[WHAT IS BEING ASKED] Write out the full listing again, exactly as it stands.

[MATERIAL PROVIDED]
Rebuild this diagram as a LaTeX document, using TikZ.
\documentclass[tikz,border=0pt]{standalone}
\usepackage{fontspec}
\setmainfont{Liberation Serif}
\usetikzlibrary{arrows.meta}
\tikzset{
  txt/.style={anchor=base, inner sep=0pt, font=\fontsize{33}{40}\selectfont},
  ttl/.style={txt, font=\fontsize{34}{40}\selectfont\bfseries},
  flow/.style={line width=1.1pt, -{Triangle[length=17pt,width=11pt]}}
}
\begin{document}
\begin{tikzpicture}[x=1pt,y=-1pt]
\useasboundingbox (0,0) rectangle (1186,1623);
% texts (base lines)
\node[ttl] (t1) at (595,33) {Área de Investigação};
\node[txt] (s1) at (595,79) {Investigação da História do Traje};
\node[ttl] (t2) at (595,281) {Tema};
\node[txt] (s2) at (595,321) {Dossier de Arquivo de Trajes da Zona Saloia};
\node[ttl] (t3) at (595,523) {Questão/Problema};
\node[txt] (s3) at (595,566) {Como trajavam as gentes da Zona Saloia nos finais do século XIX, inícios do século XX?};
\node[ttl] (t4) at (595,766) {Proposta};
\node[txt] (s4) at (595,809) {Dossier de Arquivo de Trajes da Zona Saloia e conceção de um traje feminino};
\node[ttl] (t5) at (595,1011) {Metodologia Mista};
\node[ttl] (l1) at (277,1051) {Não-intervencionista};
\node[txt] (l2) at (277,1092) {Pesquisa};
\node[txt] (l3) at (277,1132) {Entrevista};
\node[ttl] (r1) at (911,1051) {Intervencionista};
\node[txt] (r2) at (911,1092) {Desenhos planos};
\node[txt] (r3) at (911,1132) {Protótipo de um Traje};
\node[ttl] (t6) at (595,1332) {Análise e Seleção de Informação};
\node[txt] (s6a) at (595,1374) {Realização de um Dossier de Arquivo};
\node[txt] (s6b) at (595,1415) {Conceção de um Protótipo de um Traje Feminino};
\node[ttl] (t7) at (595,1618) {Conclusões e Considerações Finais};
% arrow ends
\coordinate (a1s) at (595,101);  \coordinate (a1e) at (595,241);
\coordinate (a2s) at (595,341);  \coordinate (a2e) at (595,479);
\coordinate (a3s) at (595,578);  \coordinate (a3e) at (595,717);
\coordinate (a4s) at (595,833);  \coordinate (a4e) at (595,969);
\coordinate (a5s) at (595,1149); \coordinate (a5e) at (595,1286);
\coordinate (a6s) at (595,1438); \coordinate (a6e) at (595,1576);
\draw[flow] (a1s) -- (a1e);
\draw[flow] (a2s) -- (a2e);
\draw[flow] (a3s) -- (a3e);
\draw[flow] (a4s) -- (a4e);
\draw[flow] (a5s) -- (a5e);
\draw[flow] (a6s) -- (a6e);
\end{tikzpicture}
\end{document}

[RESULT OF THE EXERCISE]
Rebuild this diagram as a LaTeX document, using TikZ.
\documentclass[tikz,border=0pt]{standalone}
\usepackage{fontspec}
\setmainfont{Liberation Serif}
\usetikzlibrary{arrows.meta}
\tikzset{
  txt/.style={anchor=base, inner sep=0pt, font=\fontsize{33}{40}\selectfont},
  ttl/.style={txt, font=\fontsize{34}{40}\selectfont\bfseries},
  flow/.style={line width=1.1pt, -{Triangle[length=17pt,width=11pt]}}
}
\begin{document}
\begin{tikzpicture}[x=1pt,y=-1pt]
\useasboundingbox (0,0) rectangle (1186,1623);
% texts (base lines)
\node[ttl] (t1) at (595,33) {Área de Investigação};
\node[txt] (s1) at (595,79) {Investigação da História do Traje};
\node[ttl] (t2) at (595,281) {Tema};
\node[txt] (s2) at (595,321) {Dossier de Arquivo de Trajes da Zona Saloia};
\node[ttl] (t3) at (595,523) {Questão/Problema};
\node[txt] (s3) at (595,566) {Como trajavam as gentes da Zona Saloia nos finais do século XIX, inícios do século XX?};
\node[ttl] (t4) at (595,766) {Proposta};
\node[txt] (s4) at (595,809) {Dossier de Arquivo de Trajes da Zona Saloia e conceção de um traje feminino};
\node[ttl] (t5) at (595,1011) {Metodologia Mista};
\node[ttl] (l1) at (277,1051) {Não-intervencionista};
\node[txt] (l2) at (277,1092) {Pesquisa};
\node[txt] (l3) at (277,1132) {Entrevista};
\node[ttl] (r1) at (911,1051) {Intervencionista};
\node[txt] (r2) at (911,1092) {Desenhos planos};
\node[txt] (r3) at (911,1132) {Protótipo de um Traje};
\node[ttl] (t6) at (595,1332) {Análise e Seleção de Informação};
\node[txt] (s6a) at (595,1374) {Realização de um Dossier de Arquivo};
\node[txt] (s6b) at (595,1415) {Conceção de um Protótipo de um Traje Feminino};
\node[ttl] (t7) at (595,1618) {Conclusões e Considerações Finais};
% arrow ends
\coordinate (a1s) at (595,101);  \coordinate (a1e) at (595,241);
\coordinate (a2s) at (595,341);  \coordinate (a2e) at (595,479);
\coordinate (a3s) at (595,578);  \coordinate (a3e) at (595,717);
\coordinate (a4s) at (595,833);  \coordinate (a4e) at (595,969);
\coordinate (a5s) at (595,1149); \coordinate (a5e) at (595,1286);
\coordinate (a6s) at (595,1438); \coordinate (a6e) at (595,1576);
\draw[flow] (a1s) -- (a1e);
\draw[flow] (a2s) -- (a2e);
\draw[flow] (a3s) -- (a3e);
\draw[flow] (a4s) -- (a4e);
\draw[flow] (a5s) -- (a5e);
\draw[flow] (a6s) -- (a6e);
\end{tikzpicture}
\end{document}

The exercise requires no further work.